Revisão da lei eleitoral moçambicana negociada "em segredo"
9 de abril de 2024Segundo o Centro de Integridade Pública (CIP), o partido no poder, a Frente de Libertação de Moçmbique (FRELIMO), e os partidos da oposição Resistência Nacional Moçambicana (RENAMO) e Movimento Democrático de Moçambique (MDM) estarão "a negociar em segredo" uma revisão da lei eleitoral.
"O grupo de revisão da legislação acordou trabalhar em segredo, sem comunicar à imprensa, aos partidos extraparlamentares e à sociedade civil, até alcançar consensos sobre os artigos e o respetivo conteúdo a alterar", denuncia Borges Nhamirre, autor do artigo publicado no boletim do CIP.
Depois disso, acrescenta, levarão o projeto da revisão eleitoral "para ser rapidamente chancelado pela Assembleia da República, sem dar tempo do mesmo ser conhecido e debatido pela sociedade", afirma o investigador. Uma prática que, aliás, não é nova, explica em entrevista à DW África.
DW África: Porque é que um dossier tão importante como a revisão da lei eleitoral está a ser discutida sem envolver a sociedade civil?

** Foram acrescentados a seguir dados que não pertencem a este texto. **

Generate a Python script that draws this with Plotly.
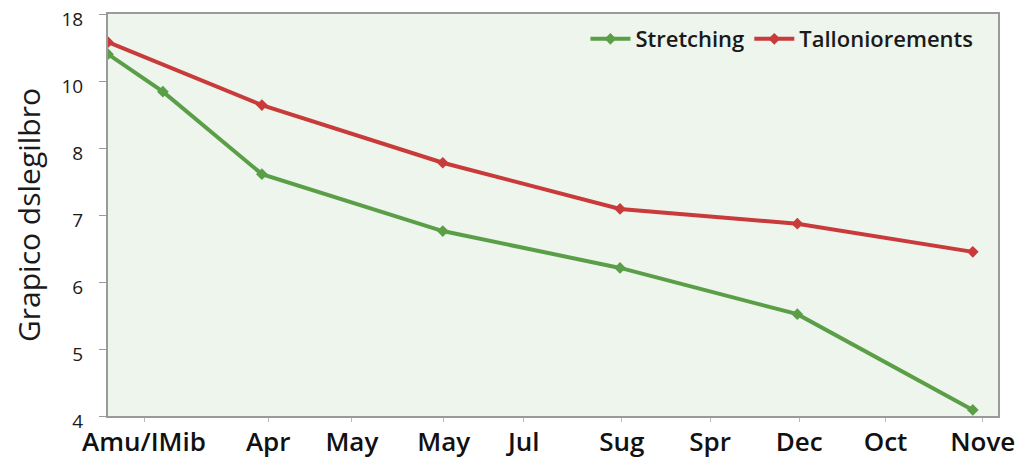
import plotly.graph_objects as go

# x tick labels and where they sit along the axis
month_labels = ["Amu/IMib", "Apr", "May", "May", "Jul", "Sug", "Spr", "Dec", "Oct", "Nove"]
month_pos = [0.4, 1.78, 2.71, 3.73, 4.62, 5.71, 6.69, 7.68, 8.64, 9.72]

# y tick labels (as printed) on an evenly spaced scale
y_tick_vals = [4, 5, 6, 7, 8, 9, 10]
y_tick_text = ["4", "5", "6", "7", "8", "10", "18"]

stretch_x = [0, 0.61, 1.71, 3.72, 5.69, 7.66, 9.61]
stretch_y = [9.40, 8.84, 7.61, 6.76, 6.21, 5.52, 4.09]

tallon_x = [0, 1.71, 3.72, 5.69, 7.66, 9.61]
tallon_y = [9.58, 8.64, 7.78, 7.09, 6.87, 6.45]

GREEN = "#5b9e48"
RED = "#c93a3b"
FONT = "Open Sans"

fig = go.Figure()
fig.add_trace(go.Scatter(
    x=stretch_x, y=stretch_y, name="Stretching", mode="lines+markers",
    line=dict(color=GREEN, width=4),
    marker=dict(symbol="diamond", size=9, color=GREEN),
))
fig.add_trace(go.Scatter(
    x=tallon_x, y=tallon_y, name="Talloniorements", mode="lines+markers",
    line=dict(color=RED, width=4),
    marker=dict(symbol="diamond", size=9, color=RED),
))

# page body has an 8px margin, so the figure is a bit smaller than the window
fig.update_layout(
    width=1016, height=454,
    margin=dict(l=100, r=26, t=6, b=46, autoexpand=False),
    paper_bgcolor="white",
    plot_bgcolor="#edf5ec",
    font=dict(family=FONT, color="#1a1a1a"),
    legend=dict(
        orientation="h", x=0.978, y=0.99, xanchor="right", yanchor="top",
        bgcolor="rgba(0,0,0,0)", font=dict(size=22, color="#1a1a1a", weight=600),
        itemwidth=40, tracegroupgap=0,
    ),
    showlegend=True,
)

fig.update_xaxes(
    range=[0, 9.89],
    tickvals=month_pos, ticktext=month_labels,
    tickfont=dict(size=26, color="#111111", weight=600),
    ticks="outside", ticklen=4, tickcolor="#bbbbbb",
    ticklabelstandoff=-2, ticklabeloverflow="allow",
    showgrid=False, zeroline=False, automargin=False,
    showline=True, linecolor="#9a9a9a", linewidth=2, mirror=True,
)

fig.update_yaxes(
    range=[4, 10],
    tickvals=y_tick_vals, ticktext=y_tick_text,
    tickfont=dict(size=19, color="#1a1a1a", weight=500),
    ticks="outside", ticklen=7, tickcolor="#9a9a9a",
    ticklabelstandoff=12, ticklabelshift=5, ticklabeloverflow="allow",
    showgrid=False, zeroline=False, automargin=False,
    showline=True, linecolor="#9a9a9a", linewidth=2, mirror=True,
    title=dict(text="Grapico dslegilbro", font=dict(size=30, color="#1a1a1a", weight=500), standoff=14),
)

fig.write_html("out.html")
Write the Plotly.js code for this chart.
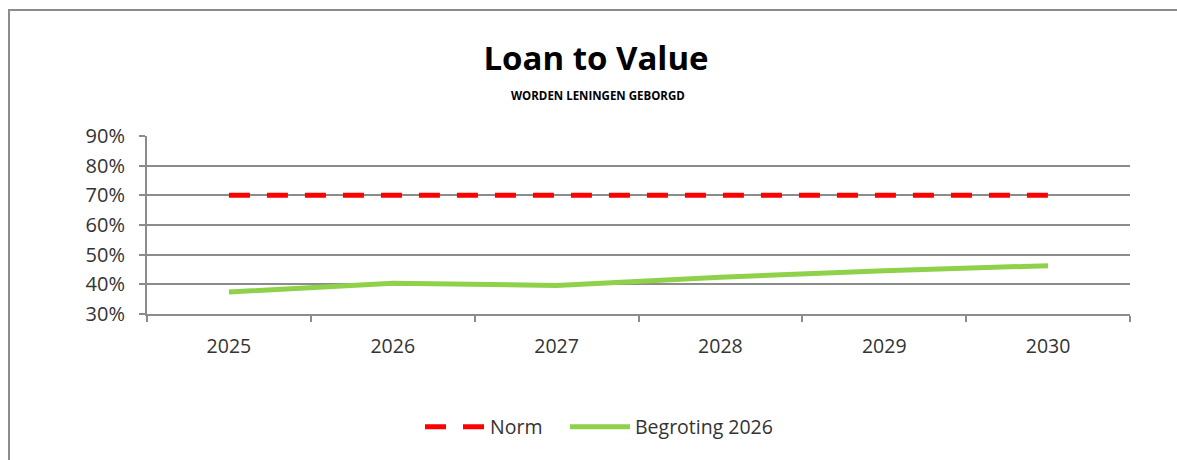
<!DOCTYPE html>
<html>
<head>
<meta charset="utf-8">
<script src="https://cdn.plot.ly/plotly-3.0.1.min.js"></script>
<style>
  html, body { margin: 0; padding: 0; background: #ffffff; overflow: hidden; }
  #wrap { position: relative; width: 1177px; height: 460px; overflow: hidden; }
  #chart { position: absolute; left: 0; top: 0; width: 1177px; height: 460px; }
  #frameTop { position: absolute; left: 8px; top: 9px; width: 1200px; height: 2px; background: #8c8c8c; }
  #frameLeft { position: absolute; left: 8px; top: 9px; width: 2px; height: 451px; background: #8c8c8c; }
</style>
</head>
<body>
<div id="wrap">
  <div id="chart"></div>
  <div id="frameTop"></div>
  <div id="frameLeft"></div>
</div>
<script>
const years = ['2025', '2026', '2027', '2028', '2029', '2030'];
const normValues = [0.70, 0.70, 0.70, 0.70, 0.70, 0.70];
const begrotingValues = [0.374, 0.404, 0.396, 0.424, 0.446, 0.463];
const seriesNames = ['Norm', 'Begroting 2026'];
const titleText = 'Loan to Value';
const subtitleText = 'WORDEN LENINGEN GEBORGD';

const font = '"Open Sans", "Noto Sans", sans-serif';
const textColor = '#333333';
const gridColor = '#8c8c8c';

const traces = [
  {
    x: years, y: normValues, name: seriesNames[0], type: 'scatter', mode: 'lines',
    line: { color: '#ff0000', width: 5, dash: '21px,17px' },
    legend: 'legend',
    hoverinfo: 'skip'
  },
  {
    x: years, y: begrotingValues, name: seriesNames[1], type: 'scatter', mode: 'lines',
    line: { color: '#8fd14a', width: 5 },
    legend: 'legend2',
    hoverinfo: 'skip'
  }
];

const legendFont = { family: font, size: 19.5, color: textColor };

const layout = {
  width: 1177, height: 460,
  margin: { l: 147, r: 47, t: 136, b: 146 },
  paper_bgcolor: '#ffffff', plot_bgcolor: '#ffffff',
  font: { family: font, color: textColor },
  title: {
    text: titleText,
    font: { family: font, size: 33, color: '#000000', weight: 'bold' },
    x: 596 / 1177, xanchor: 'center', xref: 'container',
    y: 1 - 58 / 460, yanchor: 'middle', yref: 'container'
  },
  annotations: [{
    text: subtitleText, showarrow: false,
    xref: 'paper', yref: 'paper',
    x: (598 - 147) / 983, xanchor: 'center',
    y: 1 + (136 - 96) / 178, yanchor: 'middle',
    font: { family: font, size: 11.5, color: '#000000', weight: 'bold' }
  }],
  xaxis: {
    type: 'category', range: [-0.5, 5.5],
    showgrid: false, zeroline: false,
    showline: true, linecolor: gridColor, linewidth: 2,
    ticks: 'outside', tickson: 'boundaries', ticklen: 6, tickwidth: 2, tickcolor: gridColor,
    tickfont: { family: font, size: 19.5, color: textColor },
    ticklabelstandoff: 14,
    fixedrange: true
  },
  yaxis: {
    range: [0.3, 0.9], dtick: 0.1, tick0: 0.3, tickformat: '.0%',
    showgrid: true, gridcolor: gridColor, gridwidth: 2,
    zeroline: false,
    showline: true, linecolor: gridColor, linewidth: 2,
    ticks: 'outside', ticklen: 6, tickwidth: 2, tickcolor: gridColor,
    tickfont: { family: font, size: 20, color: textColor },
    ticklabelstandoff: 10,
    fixedrange: true
  },
  showlegend: true,
  legend: {
    orientation: 'h',
    xref: 'container', yref: 'container',
    x: 420 / 1177, xanchor: 'left',
    y: 1 - 427 / 460, yanchor: 'middle',
    font: legendFont,
    itemwidth: 60,
    bgcolor: 'rgba(0,0,0,0)'
  },
  legend2: {
    orientation: 'h',
    xref: 'container', yref: 'container',
    x: 565 / 1177, xanchor: 'left',
    y: 1 - 427 / 460, yanchor: 'middle',
    font: legendFont,
    itemwidth: 60,
    bgcolor: 'rgba(0,0,0,0)'
  }
};

Plotly.newPlot('chart', traces, layout, { staticPlot: true, displayModeBar: false });
</script>
</body>
</html>
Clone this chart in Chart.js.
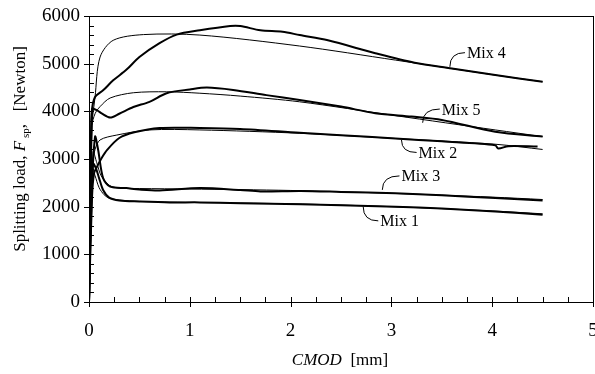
<!DOCTYPE html>
<html>
<head>
<meta charset="utf-8">
<script src="https://cdn.jsdelivr.net/npm/chart.js@4"></script>
<style>
  html, body { margin: 0; padding: 0; background: #fff; }
</style>
</head>
<body>
<canvas id="splitChart" width="595" height="374"></canvas>
<script>
// CMOD [mm] vs splitting load [N]
// "test" = measured (thick), "model" = fitted (thin)
const mix1Test = [[0,0],[0.02,1800],[0.04,2900],[0.07,2800],[0.1,2600],[0.14,2350],[0.2,2190],[0.3,2130],[0.5,2110],[0.8,2090],[1.1,2090],[1.5,2070],[2.1,2050],[2.5,2030],[3.04,2000],[3.5,1960],[4.03,1900],[4.5,1830]];
const mix1Model = [[0,0],[0.035,2800],[0.06,2650],[0.1,2400],[0.15,2250],[0.2,2180],[0.3,2140],[0.5,2110],[1,2090],[2,2060],[3,2000],[4,1910],[4.5,1850]];
const mix2Test = [[0,0],[0.03,2200],[0.05,2700],[0.08,2840],[0.12,3000],[0.18,3190],[0.3,3440],[0.45,3560],[0.7,3650],[1.1,3650],[1.5,3630],[2.09,3550],[2.5,3500],[3.04,3430],[3.5,3370],[4.03,3290],[4.06,3220],[4.16,3270],[4.45,3260]];
const mix2Model = [[0,0],[0.03,2800],[0.06,3200],[0.11,3400],[0.27,3500],[0.6,3610],[1.1,3610],[2.09,3540],[3.04,3430],[4.03,3310],[4.5,3200]];
const mix3Test = [[0,0],[0.02,2000],[0.06,3470],[0.09,3200],[0.14,2600],[0.21,2420],[0.37,2390],[0.5,2360],[0.7,2340],[1.1,2390],[1.5,2350],[1.7,2320],[2.1,2330],[2.5,2310],[3.04,2280],[3.5,2240],[4.03,2180],[4.5,2130]];
const mix3Model = [[0,0],[0.04,3150],[0.08,2900],[0.12,2650],[0.2,2450],[0.3,2390],[0.5,2380],[1,2370],[2,2340],[3,2280],[4,2200],[4.5,2150]];
const mix4Test = [[0,0],[0.03,4000],[0.06,4300],[0.14,4440],[0.24,4650],[0.37,4870],[0.5,5140],[0.7,5430],[0.87,5610],[1.1,5700],[1.4,5790],[1.5,5790],[1.7,5700],[1.92,5670],[2.09,5600],[2.37,5490],[2.84,5220],[3.23,5020],[3.6,4900],[4.03,4760],[4.5,4620]];
const mix4Model = [[0,0],[0.02,3500],[0.06,4300],[0.11,5140],[0.24,5490],[0.54,5610],[1.1,5600],[2.09,5370],[3.04,5075],[4.03,4760],[4.5,4620]];
const mix5Test = [[0,0],[0.02,3000],[0.03,4050],[0.08,4020],[0.13,3950],[0.21,3870],[0.3,3950],[0.44,4090],[0.6,4200],[0.77,4380],[1.0,4460],[1.17,4500],[1.43,4450],[1.76,4340],[2.09,4240],[2.5,4100],[2.84,3960],[3.2,3890],[3.5,3820],[4.03,3570],[4.5,3470]];
const mix5Model = [[0,0],[0.03,3700],[0.06,3950],[0.11,4100],[0.21,4280],[0.44,4390],[0.77,4410],[1.1,4380],[1.5,4320],[2.09,4200],[3.04,3910],[4.03,3610],[4.5,3470]];

const xTicks = [0, 1, 2, 3, 4, 5];
const yTicks = [0, 1000, 2000, 3000, 4000, 5000, 6000];

// curve labels: name, leader start (on curve), leader end (at text), in data units
const notes = [
  { text: 'Mix 4', from: [3.58, 4934], to: [3.73, 5231] },
  { text: 'Mix 5', from: [3.31, 3761], to: [3.48, 4048] },
  { text: 'Mix 2', from: [3.10, 3399], to: [3.25, 3137] },
  { text: 'Mix 3', from: [2.91, 2352], to: [3.08, 2645] },
  { text: 'Mix 1', from: [2.72, 2002], to: [2.87, 1702] }
];

const serif = '"Liberation Serif", "Times New Roman", serif';

function pts(arr) {
  return arr.map(p => ({ x: p[0], y: p[1] }));
}

function curve(arr, thick) {
  return {
    data: pts(arr),
    borderColor: '#000',
    borderWidth: thick ? 2 : 1,
    pointRadius: 0,
    fill: false,
    tension: 0.3
  };
}

function drawParts(ctx, parts, cx, baseY) {
  let w = 0;
  parts.forEach(p => { ctx.font = p[1]; w += ctx.measureText(p[0]).width; });
  let x = cx - w / 2;
  parts.forEach(p => {
    ctx.font = p[1];
    ctx.fillText(p[0], x, baseY + p[2]);
    x += ctx.measureText(p[0]).width;
  });
}

const extras = {
  id: 'extras',
  afterDraw(chart) {
    const { ctx, chartArea: a } = chart;
    const sx = chart.scales.x, sy = chart.scales.y;
    ctx.save();
    ctx.strokeStyle = '#000';
    ctx.fillStyle = '#000';
    ctx.lineWidth = 1;

    // frame
    ctx.strokeRect(Math.round(a.left) + 0.5, Math.round(a.top) + 0.5,
      Math.round(a.right - a.left), Math.round(a.bottom - a.top));

    // inward ticks, majors cross the axis
    ctx.beginPath();
    for (let i = 0; i <= 20; i++) {
      const v = i * 0.25;
      const px = Math.round(sx.getPixelForValue(v)) + 0.5;
      ctx.moveTo(px, a.bottom - 5);
      ctx.lineTo(px, a.bottom + (i % 4 === 0 ? 5 : 0));
    }
    for (let i = 0; i <= 30; i++) {
      const py = Math.round(sy.getPixelForValue(i * 200)) + 0.5;
      ctx.moveTo(a.left - (i % 5 === 0 ? 5 : 0), py);
      ctx.lineTo(a.left + 5, py);
    }
    ctx.stroke();

    // axis titles
    ctx.textBaseline = 'alphabetic';
    ctx.textAlign = 'left';
    drawParts(ctx, [
      ['CMOD', 'italic 17px ' + serif, 0],
      ['  [mm]', '17px ' + serif, 0]
    ], 340, 365);

    ctx.save();
    ctx.translate(25, 149);
    ctx.rotate(-Math.PI / 2);
    drawParts(ctx, [
      ['Splitting load, ', '17px ' + serif, 0],
      ['F', 'italic 17px ' + serif, 0],
      [' sp', '11px ' + serif, 4],
      [',   [Newton]', '17px ' + serif, 0]
    ], 0, 0);
    ctx.restore();

    // curve labels with curved leaders
    ctx.font = '16px ' + serif;
    notes.forEach(n => {
      const x0 = sx.getPixelForValue(n.from[0]), y0 = sy.getPixelForValue(n.from[1]);
      const x1 = sx.getPixelForValue(n.to[0]), y1 = sy.getPixelForValue(n.to[1]);
      ctx.beginPath();
      ctx.moveTo(x0, y0);
      ctx.quadraticCurveTo(x0, y1, x1, y1);
      ctx.stroke();
      ctx.fillText(n.text, x1 + 2, y1 + 5.5);
    });
    ctx.restore();
  }
};

new Chart(document.getElementById('splitChart'), {
  type: 'line',
  data: {
    datasets: [
      curve(mix4Model, false), curve(mix4Test, true),
      curve(mix5Model, false), curve(mix5Test, true),
      curve(mix2Model, false), curve(mix2Test, true),
      curve(mix3Model, false), curve(mix3Test, true),
      curve(mix1Model, false), curve(mix1Test, true)
    ]
  },
  options: {
    responsive: false,
    animation: false,
    layout: { padding: { left: 0, right: 2, top: 16, bottom: 0 } },
    plugins: { legend: { display: false }, tooltip: { enabled: false } },
    scales: {
      x: {
        type: 'linear',
        min: 0,
        max: 5,
        afterBuildTicks: s => { s.ticks = xTicks.map(v => ({ value: v })); },
        afterFit: s => { s.height = 72; s.paddingLeft = 0; s.paddingRight = 0; },
        grid: { display: false, drawTicks: false },
        border: { display: false },
        ticks: { color: '#000', padding: 18, maxRotation: 0, callback: v => String(v), font: { family: serif, size: 19 } }
      },
      y: {
        type: 'linear',
        min: 0,
        max: 6000,
        afterBuildTicks: s => { s.ticks = yTicks.map(v => ({ value: v })); },
        afterFit: s => { s.width = 89; s.paddingTop = 0; s.paddingBottom = 0; },
        grid: { display: false, drawTicks: false },
        border: { display: false },
        ticks: { color: '#000', padding: 9, callback: v => String(v), font: { family: serif, size: 19 } }
      }
    }
  },
  plugins: [extras]
});
</script>
</body>
</html>
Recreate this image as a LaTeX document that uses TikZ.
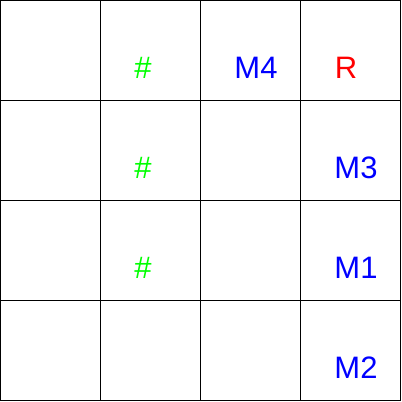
\documentclass[tikz,border=0pt]{standalone}
\usepackage{fontspec}
\setmainfont{Liberation Sans}
\definecolor{hashgreen}{RGB}{0,255,0}
\definecolor{mblue}{RGB}{0,0,255}
\definecolor{rred}{RGB}{255,0,0}
\begin{document}
\begin{tikzpicture}[x=1bp,y=-1bp,
  gridline/.style={draw=black,line width=1bp},
  lbl/.style={anchor=base,inner sep=0pt,font=\fontsize{31bp}{36bp}\selectfont}]
\useasboundingbox (0,0) rectangle (402,402);
\foreach \i in {0,1,2,3}{
  \foreach \j in {0,1,2,3}{
    \draw[gridline] (0.5+100*\i,0.5+100*\j) rectangle (100.5+100*\i,100.5+100*\j);
  }
}
\node[lbl,text=hashgreen] (h1) at (143,78.5) {\#};
\node[lbl,text=hashgreen] (h2) at (143,178.5) {\#};
\node[lbl,text=hashgreen] (h3) at (143,278.5) {\#};
\node[lbl,text=mblue] (m4) at (256,78.5) {M4};
\node[lbl,text=rred] (r) at (346,78.5) {R};
\node[lbl,text=mblue] (m3) at (356,178.5) {M3};
\node[lbl,text=mblue] (m1) at (356,278.5) {M1};
\node[lbl,text=mblue] (m2) at (356,378.5) {M2};
\end{tikzpicture}
\end{document}
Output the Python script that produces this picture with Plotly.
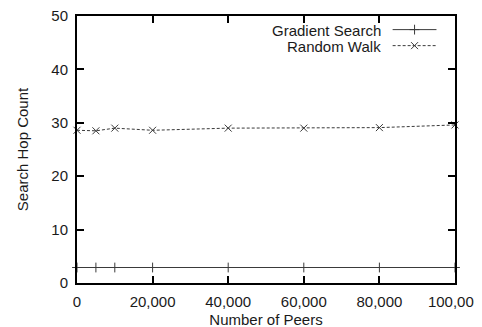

Borges Nhamirre (BN): Porque eles estão mais interessados em defender os seus interesses particulares, não necessariamente interesses que tenham que ver com a transparência nas eleições. Então, eles entenderam que os três partidos com assento no Parlamento poderiam encontrar um meio termo que satisfaça a todos eles e avançar para as negociações.
DW África: Trata-se de uma prática nova por parte dos três partidos com assento parlamentar?
BN: Não é uma prática nova, é uma prática antiga. Eles combinam, mas depois quando chega a vez da lei ser aplicada, que é no período das eleições, então, aparecem as acusações e amiúde tem dado em violência pós-eleitoral. Muitos atos eleitorais são praticados assim, de uma forma secreta, e essa revisão da lei só o começo. Mas até, por exemplo, o apuramento geral de votos na Comissão Nacional de Eleições, onde estão representados os três partidos, acontece muitas vezes de forma secreta, trocam números de votos sem comunicar à imprensa, à sociedade. Aliás, o próprio Conselho Constitucional vai mudando números de votos sem comunicar à sociedade, vai trocando os editais sem comunicar à sociedade. Então, é uma prática antiga de falta de transparência na condução do processo eleitoral.
DW África: Portanto, reuniões dos partidos à porta fechada não são o palco certo para debater esta questão?
BN: Não, não são. Aliás, o lugar onde deviam ser debatidos esses assuntos é o Parlamento, mas esse grupo não está sequer a debater no Parlamento, está a debater em outro lugar neutro, sem ter comunicado aos moçambicanos.
DW África: E segundo as suas informações, os três partidos estão em vias de chegar a um consenso no que diz respeito a uma nova lei eleitoral?
BN: O problema é que estão a enganar-se uns aos outros, não se estão a entender. Dos 74 artigos, só há consenso em 19 artigos e são artigos não relevantes, não são a essência, porque a essência tem que ver com o poder que os tribunais e distritos, que são os tribunais eleitorais de primeira instância, têm.
DW África: E na vossa perspectiva, com uma nova e melhor lei eleitoral poder-se-ia evitar esse tipo de conflitos que houve, por exemplo, nas últimas autárquicas, em que houve várias decisões dos tribunais eleitorais e anulações de eleições ou mandatos para repetir contagens?
BN: Poderia minimizar sim, com uma revisão da lei correta. E os deputados também têm de saber que eles não são necessariamente especialistas. Não há nada melhor do que tornar este debates públicos. Aliás, tem sido prática no Parlamento que, quando há uma revisão de lei importante, eles divulgam essa legislação e consultam as organizações da sociedade civil com especialidade nessa área, consultam as academias e personalidades com conhecimentos. Agora estão a fazê-lo secretamente.